[PROVIDED DATA start]

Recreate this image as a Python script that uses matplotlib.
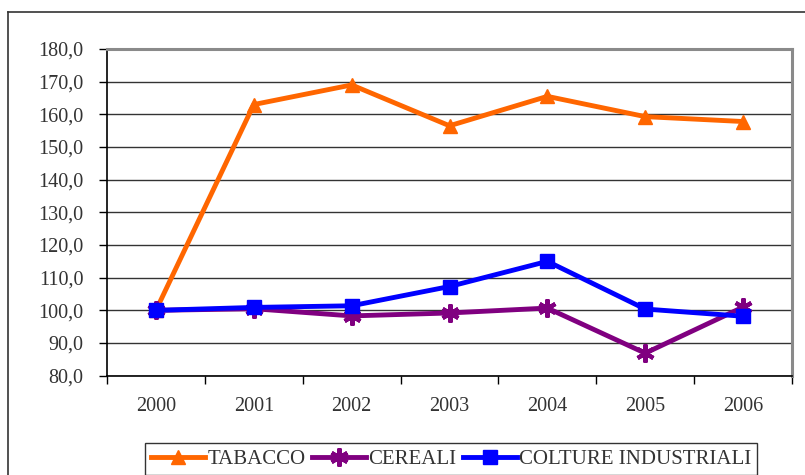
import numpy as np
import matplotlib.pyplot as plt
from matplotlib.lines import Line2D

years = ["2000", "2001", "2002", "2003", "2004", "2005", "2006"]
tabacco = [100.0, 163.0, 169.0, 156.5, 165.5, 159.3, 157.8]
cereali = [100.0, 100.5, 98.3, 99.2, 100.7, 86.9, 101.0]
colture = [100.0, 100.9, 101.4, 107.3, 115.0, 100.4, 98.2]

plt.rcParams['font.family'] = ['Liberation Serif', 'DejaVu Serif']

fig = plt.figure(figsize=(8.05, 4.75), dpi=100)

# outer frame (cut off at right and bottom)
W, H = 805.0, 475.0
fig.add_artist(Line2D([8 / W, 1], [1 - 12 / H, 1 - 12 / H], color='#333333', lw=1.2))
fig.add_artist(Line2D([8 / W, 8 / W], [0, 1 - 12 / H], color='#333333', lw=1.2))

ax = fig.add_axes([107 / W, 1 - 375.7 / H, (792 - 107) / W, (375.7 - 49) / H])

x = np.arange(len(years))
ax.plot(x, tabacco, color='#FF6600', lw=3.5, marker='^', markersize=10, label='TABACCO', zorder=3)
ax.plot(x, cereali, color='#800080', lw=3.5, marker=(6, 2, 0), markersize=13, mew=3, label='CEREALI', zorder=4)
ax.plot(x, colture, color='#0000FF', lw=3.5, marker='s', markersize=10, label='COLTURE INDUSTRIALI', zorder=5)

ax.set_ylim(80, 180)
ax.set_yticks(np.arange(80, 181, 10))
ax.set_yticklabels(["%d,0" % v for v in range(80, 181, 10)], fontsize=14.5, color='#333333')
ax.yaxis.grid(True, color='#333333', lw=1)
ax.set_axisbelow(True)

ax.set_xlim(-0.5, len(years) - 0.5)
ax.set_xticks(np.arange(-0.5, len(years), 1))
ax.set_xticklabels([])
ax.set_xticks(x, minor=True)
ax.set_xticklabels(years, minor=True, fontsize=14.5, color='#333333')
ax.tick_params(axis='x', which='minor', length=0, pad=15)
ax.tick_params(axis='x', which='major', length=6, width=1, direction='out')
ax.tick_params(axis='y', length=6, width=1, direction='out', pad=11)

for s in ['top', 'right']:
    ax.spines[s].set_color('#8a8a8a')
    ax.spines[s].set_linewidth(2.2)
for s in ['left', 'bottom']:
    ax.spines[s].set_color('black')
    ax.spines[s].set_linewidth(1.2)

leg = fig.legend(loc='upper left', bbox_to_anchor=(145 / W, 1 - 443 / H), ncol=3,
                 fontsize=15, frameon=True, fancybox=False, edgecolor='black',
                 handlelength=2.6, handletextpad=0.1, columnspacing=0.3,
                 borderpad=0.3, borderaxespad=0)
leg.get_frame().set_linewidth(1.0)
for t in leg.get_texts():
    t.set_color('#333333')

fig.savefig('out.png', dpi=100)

[PROVIDED DATA end]

EXERCISE TASK. Repeat the lines exactly as they stand, from the opening line of the data through the line with "label='COLTURE INDUSTRIALI', zorder=5)". Pictures stay out of the copy.

THE RESPONSE.
Recreate this image as a Python script that uses matplotlib.
import numpy as np
import matplotlib.pyplot as plt
from matplotlib.lines import Line2D

years = ["2000", "2001", "2002", "2003", "2004", "2005", "2006"]
tabacco = [100.0, 163.0, 169.0, 156.5, 165.5, 159.3, 157.8]
cereali = [100.0, 100.5, 98.3, 99.2, 100.7, 86.9, 101.0]
colture = [100.0, 100.9, 101.4, 107.3, 115.0, 100.4, 98.2]

plt.rcParams['font.family'] = ['Liberation Serif', 'DejaVu Serif']

fig = plt.figure(figsize=(8.05, 4.75), dpi=100)

# outer frame (cut off at right and bottom)
W, H = 805.0, 475.0
fig.add_artist(Line2D([8 / W, 1], [1 - 12 / H, 1 - 12 / H], color='#333333', lw=1.2))
fig.add_artist(Line2D([8 / W, 8 / W], [0, 1 - 12 / H], color='#333333', lw=1.2))

ax = fig.add_axes([107 / W, 1 - 375.7 / H, (792 - 107) / W, (375.7 - 49) / H])

x = np.arange(len(years))
ax.plot(x, tabacco, color='#FF6600', lw=3.5, marker='^', markersize=10, label='TABACCO', zorder=3)
ax.plot(x, cereali, color='#800080', lw=3.5, marker=(6, 2, 0), markersize=13, mew=3, label='CEREALI', zorder=4)
ax.plot(x, colture, color='#0000FF', lw=3.5, marker='s', markersize=10, label='COLTURE INDUSTRIALI', zorder=5)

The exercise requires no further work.